At Liberty Law Blog, John McGinnis: Scalia Failed to Create a Rule of Law for Precedent. From the introduction:
. . . Despite his mistakes, Justice Scalia was a great justice. But precisely because of his greatness, his errors, unless noted and analyzed, may hold back progress in the jurisprudential theories he championed.
In the constitutional law, I think Justice Scalia’s greatest systematic mistake was his treatment of precedent. One of his most famous statements on the original meaning of the Constitution was one in which he argued for following precedent: “I am an originalist, not a nut.” Unfortunately, his argument for precedent here does not seemed to be based on the Constitution itself, or tied to any rule. It is merely a maxim of prudence. Overruling some cases could be too disruptive to entertain.
And to my knowledge, he never provided any further analysis of how to tell us when cases were too disruptive to be overruled and when they were not, let alone whether this was a sensible rule for evaluating precedent, even if it should be thought of as a rule. As a result, he is open to the criticism that he picked and chose among precedents he liked (or at least could live with) and those he hated. …

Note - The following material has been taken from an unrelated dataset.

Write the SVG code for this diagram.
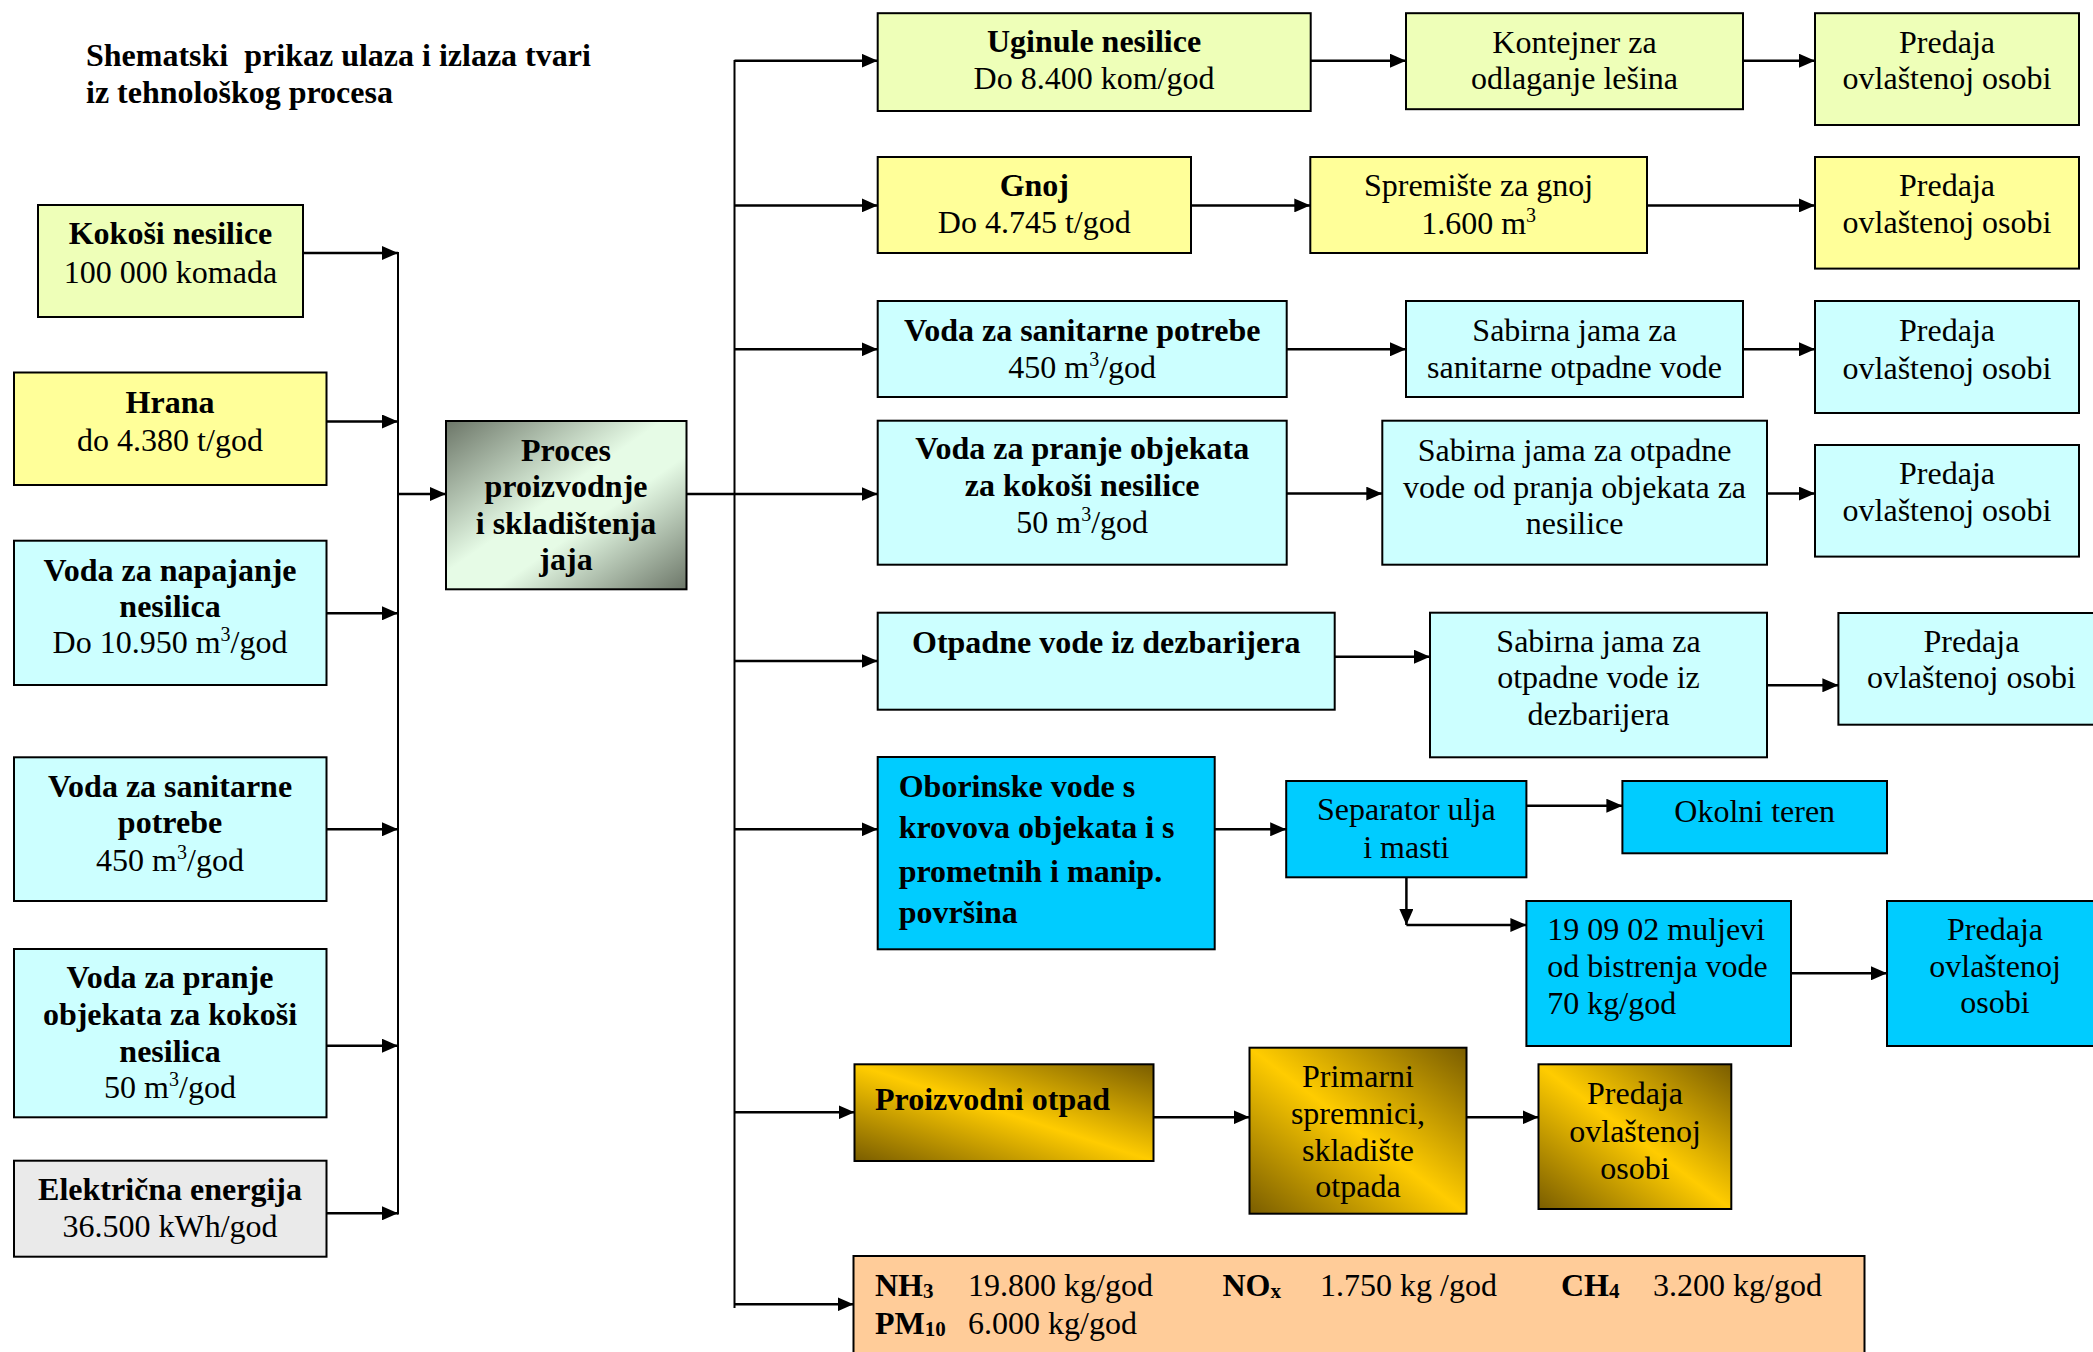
<svg xmlns="http://www.w3.org/2000/svg" width="2093" height="1352" viewBox="0 0 2093 1352">
<style>
text{font-family:"Liberation Serif","Times New Roman",serif;font-size:32px;fill:#000}
.c{text-anchor:middle}
.b{font-weight:bold}
.box{stroke:#000;stroke-width:2}
.ln{stroke:#000;stroke-width:2.5;fill:none}
.bus{stroke:#000;stroke-width:2;fill:none}
.sub{font-size:21px}
.sup{font-size:20px}
</style>
<defs>
<marker id="ah" markerUnits="userSpaceOnUse" markerWidth="16" markerHeight="14" refX="16" refY="7" orient="auto">
<path d="M0,0 L16,7 L0,14 z" fill="#000"/>
</marker>
<linearGradient id="gp" x1="0" y1="0" x2="1" y2="1">
<stop offset="0" stop-color="#6c7668"/>
<stop offset="0.45" stop-color="#e6fbe6"/>
<stop offset="0.6" stop-color="#e6fbe6"/>
<stop offset="1" stop-color="#6c7668"/>
</linearGradient>
<linearGradient id="gg" x1="0" y1="1" x2="1" y2="0">
<stop offset="0" stop-color="#7a5d00"/>
<stop offset="0.5" stop-color="#ffcc00"/>
<stop offset="1" stop-color="#7a5d00"/>
</linearGradient>
</defs>
<rect width="2093" height="1352" fill="#fff"/>

<g id="title">
<text class="b" x="86" y="66">Shematski&#160; prikaz ulaza i izlaza tvari</text>
<text class="b" x="86" y="103">iz tehnološkog procesa</text>
</g>

<g id="connectors">
<line class="ln" x1="303" y1="253" x2="398" y2="253" marker-end="url(#ah)"/>
<line class="ln" x1="326" y1="421.5" x2="398" y2="421.5" marker-end="url(#ah)"/>
<line class="ln" x1="326" y1="613.3" x2="398" y2="613.3" marker-end="url(#ah)"/>
<line class="ln" x1="326" y1="829.3" x2="398" y2="829.3" marker-end="url(#ah)"/>
<line class="ln" x1="326" y1="1045.7" x2="398" y2="1045.7" marker-end="url(#ah)"/>
<line class="ln" x1="326" y1="1213.3" x2="398" y2="1213.3" marker-end="url(#ah)"/>
<line class="bus" x1="398" y1="252" x2="398" y2="1214.5"/>
<line class="ln" x1="398" y1="494" x2="446" y2="494" marker-end="url(#ah)"/>
<line class="ln" x1="686.5" y1="494" x2="877.7" y2="494" marker-end="url(#ah)"/>
<line class="bus" x1="734.5" y1="60" x2="734.5" y2="1308"/>
<line class="ln" x1="734.5" y1="60.7" x2="877.7" y2="60.7" marker-end="url(#ah)"/>
<line class="ln" x1="734.5" y1="205.4" x2="877.7" y2="205.4" marker-end="url(#ah)"/>
<line class="ln" x1="734.5" y1="349.3" x2="877.7" y2="349.3" marker-end="url(#ah)"/>
<line class="ln" x1="734.5" y1="661" x2="877.7" y2="661" marker-end="url(#ah)"/>
<line class="ln" x1="734.5" y1="829.3" x2="877.7" y2="829.3" marker-end="url(#ah)"/>
<line class="ln" x1="734.5" y1="1112.3" x2="854.5" y2="1112.3" marker-end="url(#ah)"/>
<line class="ln" x1="734.5" y1="1304.3" x2="853.5" y2="1304.3" marker-end="url(#ah)"/>
<line class="ln" x1="1310.7" y1="60.7" x2="1406" y2="60.7" marker-end="url(#ah)"/>
<line class="ln" x1="1743" y1="60.7" x2="1815" y2="60.7" marker-end="url(#ah)"/>
<line class="ln" x1="1191" y1="205.4" x2="1310.3" y2="205.4" marker-end="url(#ah)"/>
<line class="ln" x1="1647" y1="205.4" x2="1815" y2="205.4" marker-end="url(#ah)"/>
<line class="ln" x1="1286.6" y1="349.3" x2="1406" y2="349.3" marker-end="url(#ah)"/>
<line class="ln" x1="1743" y1="349.3" x2="1815" y2="349.3" marker-end="url(#ah)"/>
<line class="ln" x1="1286.6" y1="493.6" x2="1382.3" y2="493.6" marker-end="url(#ah)"/>
<line class="ln" x1="1767" y1="493.6" x2="1815" y2="493.6" marker-end="url(#ah)"/>
<line class="ln" x1="1334.8" y1="656.7" x2="1430" y2="656.7" marker-end="url(#ah)"/>
<line class="ln" x1="1767" y1="685.3" x2="1838.4" y2="685.3" marker-end="url(#ah)"/>
<line class="ln" x1="1214.7" y1="829.3" x2="1286.2" y2="829.3" marker-end="url(#ah)"/>
<line class="ln" x1="1526.4" y1="805.7" x2="1622.4" y2="805.7" marker-end="url(#ah)"/>
<line class="ln" x1="1406.4" y1="877.3" x2="1406.4" y2="925" marker-end="url(#ah)"/>
<line class="ln" x1="1406.4" y1="925" x2="1526.4" y2="925" marker-end="url(#ah)"/>
<line class="ln" x1="1791" y1="973.3" x2="1887" y2="973.3" marker-end="url(#ah)"/>
<line class="ln" x1="1153.5" y1="1117.3" x2="1249.5" y2="1117.3" marker-end="url(#ah)"/>
<line class="ln" x1="1466.5" y1="1117.3" x2="1538.5" y2="1117.3" marker-end="url(#ah)"/>
</g>

<g id="kokosi">
<rect class="box" x="38" y="205" width="265" height="112" fill="#eeffb8"/>
<text class="c b" x="170.5" y="244">Kokoši nesilice</text>
<text class="c" x="170.5" y="282.5">100 000 komada</text>
</g>
<g id="hrana">
<rect class="box" x="14" y="372.5" width="312.5" height="112.5" fill="#ffff99"/>
<text class="c b" x="170" y="412.5">Hrana</text>
<text class="c" x="170" y="450.7">do 4.380 t/god</text>
</g>
<g id="voda-napajanje">
<rect class="box" x="14" y="540.7" width="312.5" height="144.3" fill="#ccffff"/>
<text class="c b" x="170" y="581">Voda za napajanje</text>
<text class="c b" x="170" y="617">nesilica</text>
<text class="c" x="170" y="653.3">Do 10.950 m<tspan class="sup" dy="-12">3</tspan><tspan dy="12">/god</tspan></text>
</g>
<g id="voda-sanitarne-ulaz">
<rect class="box" x="14" y="757.3" width="312.5" height="143.7" fill="#ccffff"/>
<text class="c b" x="170" y="796.7">Voda za sanitarne</text>
<text class="c b" x="170" y="833.3">potrebe</text>
<text class="c" x="170" y="870.7">450 m<tspan class="sup" dy="-12">3</tspan><tspan dy="12">/god</tspan></text>
</g>
<g id="voda-pranje-ulaz">
<rect class="box" x="14" y="949" width="312.5" height="168.3" fill="#ccffff"/>
<text class="c b" x="170" y="988.3">Voda za pranje</text>
<text class="c b" x="170" y="1025">objekata za kokoši</text>
<text class="c b" x="170" y="1061.7">nesilica</text>
<text class="c" x="170" y="1098.3">50 m<tspan class="sup" dy="-12">3</tspan><tspan dy="12">/god</tspan></text>
</g>
<g id="elektricna">
<rect class="box" x="14" y="1160.7" width="312.5" height="96" fill="#eaeaea"/>
<text class="c b" x="170" y="1200">Električna energija</text>
<text class="c" x="170" y="1237.3">36.500 kWh/god</text>
</g>
<g id="proces">
<rect class="box" x="446" y="421" width="240.5" height="168.3" fill="url(#gp)"/>
<text class="c b" x="566" y="461">Proces</text>
<text class="c b" x="566" y="497.3">proizvodnje</text>
<text class="c b" x="566" y="534.3">i skladištenja</text>
<text class="c b" x="566" y="570">jaja</text>
</g>

<g id="uginule">
<rect class="box" x="877.7" y="13.2" width="433" height="97.8" fill="#eeffb8"/>
<text class="c b" x="1094" y="51.8">Uginule nesilice</text>
<text class="c" x="1094" y="89.3">Do 8.400 kom/god</text>
</g>
<g id="kontejner">
<rect class="box" x="1406" y="13.2" width="337" height="96" fill="#eeffb8"/>
<text class="c" x="1574.5" y="52.9">Kontejner za</text>
<text class="c" x="1574.5" y="89.3">odlaganje lešina</text>
</g>
<g id="predaja-1">
<rect class="box" x="1815" y="13.2" width="264" height="111.8" fill="#eeffb8"/>
<text class="c" x="1947" y="52.9">Predaja</text>
<text class="c" x="1947" y="88.6">ovlaštenoj osobi</text>
</g>
<g id="gnoj">
<rect class="box" x="877.7" y="157" width="313.3" height="96" fill="#ffff99"/>
<text class="c b" x="1034.3" y="196.4">Gnoj</text>
<text class="c" x="1034.3" y="232.9">Do 4.745 t/god</text>
</g>
<g id="spremiste">
<rect class="box" x="1310.3" y="157" width="336.7" height="96" fill="#ffff99"/>
<text class="c" x="1478.6" y="196.4">Spremište za gnoj</text>
<text class="c" x="1478.6" y="234">1.600 m<tspan class="sup" dy="-12">3</tspan></text>
</g>
<g id="predaja-2">
<rect class="box" x="1815" y="157" width="264" height="111.6" fill="#ffff99"/>
<text class="c" x="1947" y="196.4">Predaja</text>
<text class="c" x="1947" y="232.9">ovlaštenoj osobi</text>
</g>
<g id="voda-sanitarne-izlaz">
<rect class="box" x="877.7" y="301" width="409" height="96" fill="#ccffff"/>
<text class="c b" x="1082.2" y="341">Voda za sanitarne potrebe</text>
<text class="c" x="1082.2" y="378">450 m<tspan class="sup" dy="-12">3</tspan><tspan dy="12">/god</tspan></text>
</g>
<g id="sabirna-sanitarne">
<rect class="box" x="1406" y="301" width="337" height="96" fill="#ccffff"/>
<text class="c" x="1574.5" y="341">Sabirna jama za</text>
<text class="c" x="1574.5" y="378">sanitarne otpadne vode</text>
</g>
<g id="predaja-3">
<rect class="box" x="1815" y="301" width="264" height="112" fill="#ccffff"/>
<text class="c" x="1947" y="341">Predaja</text>
<text class="c" x="1947" y="378.6">ovlaštenoj osobi</text>
</g>
<g id="voda-pranje-izlaz">
<rect class="box" x="877.7" y="420.7" width="409" height="144" fill="#ccffff"/>
<text class="c b" x="1082.2" y="459">Voda za pranje objekata</text>
<text class="c b" x="1082.2" y="496.4">za kokoši nesilice</text>
<text class="c" x="1082.2" y="533">50 m<tspan class="sup" dy="-12">3</tspan><tspan dy="12">/god</tspan></text>
</g>
<g id="sabirna-pranje">
<rect class="box" x="1382.3" y="420.7" width="384.7" height="144" fill="#ccffff"/>
<text class="c" x="1574.6" y="460.7">Sabirna jama za otpadne</text>
<text class="c" x="1574.6" y="498.2">vode od pranja objekata za</text>
<text class="c" x="1574.6" y="534">nesilice</text>
</g>
<g id="predaja-4">
<rect class="box" x="1815" y="445" width="264" height="111.6" fill="#ccffff"/>
<text class="c" x="1947" y="484">Predaja</text>
<text class="c" x="1947" y="520.7">ovlaštenoj osobi</text>
</g>
<g id="otpadne-dezbarijera">
<rect class="box" x="877.7" y="612.7" width="457" height="97" fill="#ccffff"/>
<text class="c b" x="1106.2" y="652.7">Otpadne vode iz dezbarijera</text>
</g>
<g id="sabirna-dezbarijera">
<rect class="box" x="1430" y="612.7" width="337" height="144.6" fill="#ccffff"/>
<text class="c" x="1598.5" y="651.7">Sabirna jama za</text>
<text class="c" x="1598.5" y="688.3">otpadne vode iz</text>
<text class="c" x="1598.5" y="725">dezbarijera</text>
</g>
<g id="predaja-5">
<rect class="box" x="1838.4" y="613" width="266" height="111.7" fill="#ccffff"/>
<text class="c" x="1971.4" y="651.7">Predaja</text>
<text class="c" x="1971.4" y="688.3">ovlaštenoj osobi</text>
</g>
<g id="oborinske">
<rect class="box" x="877.7" y="757" width="337" height="192.3" fill="#00ccff"/>
<text class="b" x="898.7" y="796.7">Oborinske vode s</text>
<text class="b" x="898.7" y="838.3">krovova objekata i s</text>
<text class="b" x="898.7" y="881.7">prometnih i manip.</text>
<text class="b" x="898.7" y="923.3">površina</text>
</g>
<g id="separator">
<rect class="box" x="1286.2" y="781" width="240.2" height="96.3" fill="#00ccff"/>
<text class="c" x="1406.3" y="820">Separator ulja</text>
<text class="c" x="1406.3" y="857.7">i masti</text>
</g>
<g id="okolni-teren">
<rect class="box" x="1622.4" y="781" width="264.6" height="72.3" fill="#00ccff"/>
<text class="c" x="1754.7" y="821.7">Okolni teren</text>
</g>
<g id="muljevi">
<rect class="box" x="1526.4" y="901" width="264.6" height="145" fill="#00ccff"/>
<text x="1547.3" y="940">19 09 02 muljevi</text>
<text x="1547.3" y="976.7">od bistrenja vode</text>
<text x="1547.3" y="1014">70 kg/god</text>
</g>
<g id="predaja-6">
<rect class="box" x="1887" y="901" width="216" height="145" fill="#00ccff"/>
<text class="c" x="1995" y="940">Predaja</text>
<text class="c" x="1995" y="976.7">ovlaštenoj</text>
<text class="c" x="1995" y="1013.3">osobi</text>
</g>
<g id="proizvodni-otpad">
<rect class="box" x="854.5" y="1064.3" width="299" height="96.7" fill="url(#gg)"/>
<text class="b" x="875" y="1110">Proizvodni otpad</text>
</g>
<g id="primarni">
<rect class="box" x="1249.5" y="1047.7" width="217" height="166" fill="url(#gg)"/>
<text class="c" x="1358" y="1087.3">Primarni</text>
<text class="c" x="1358" y="1124">spremnici,</text>
<text class="c" x="1358" y="1160.7">skladište</text>
<text class="c" x="1358" y="1197.3">otpada</text>
</g>
<g id="predaja-7">
<rect class="box" x="1538.5" y="1064.3" width="192.8" height="144.7" fill="url(#gg)"/>
<text class="c" x="1635" y="1104.3">Predaja</text>
<text class="c" x="1635" y="1141.7">ovlaštenoj</text>
<text class="c" x="1635" y="1179">osobi</text>
</g>
<g id="emisije">
<rect class="box" x="853.5" y="1256" width="1011" height="120" fill="#ffcc99"/>
<text class="b" x="875" y="1296">NH<tspan class="sub" dy="2">3</tspan></text>
<text x="968" y="1296">19.800 kg/god</text>
<text class="b" x="1222.5" y="1296">NO<tspan class="sub" dy="2">x</tspan></text>
<text x="1320" y="1296">1.750 kg /god</text>
<text class="b" x="1561" y="1296">CH<tspan class="sub" dy="2">4</tspan></text>
<text x="1653" y="1296">3.200 kg/god</text>
<text class="b" x="875" y="1334">PM<tspan class="sub" dy="2">10</tspan></text>
<text x="968" y="1334">6.000 kg/god</text>
</g>
</svg>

I agree that (a) Justice Scalia had no comprehensive theory of precedent, coming dangerously close to respecting precedents he liked and rejecting those he didn't, and (b) this is a serious problem for his jurisprudence as a whole. I also think that many criticisms that purport to attack Scalia's use of originalism are actually attacks on his use of precedent. For example, one common attack is that he embraced constitutional limits on regulatory takings without adequate originalist justifications. But as Michael Lewyn shows here, Scalia's regulatory takings jurisprudence was based on precedent, not originalism. That isn't a full defense, though, because Scalia did not explain why he chose to extend the regulatory takings precedents rather than abandon them.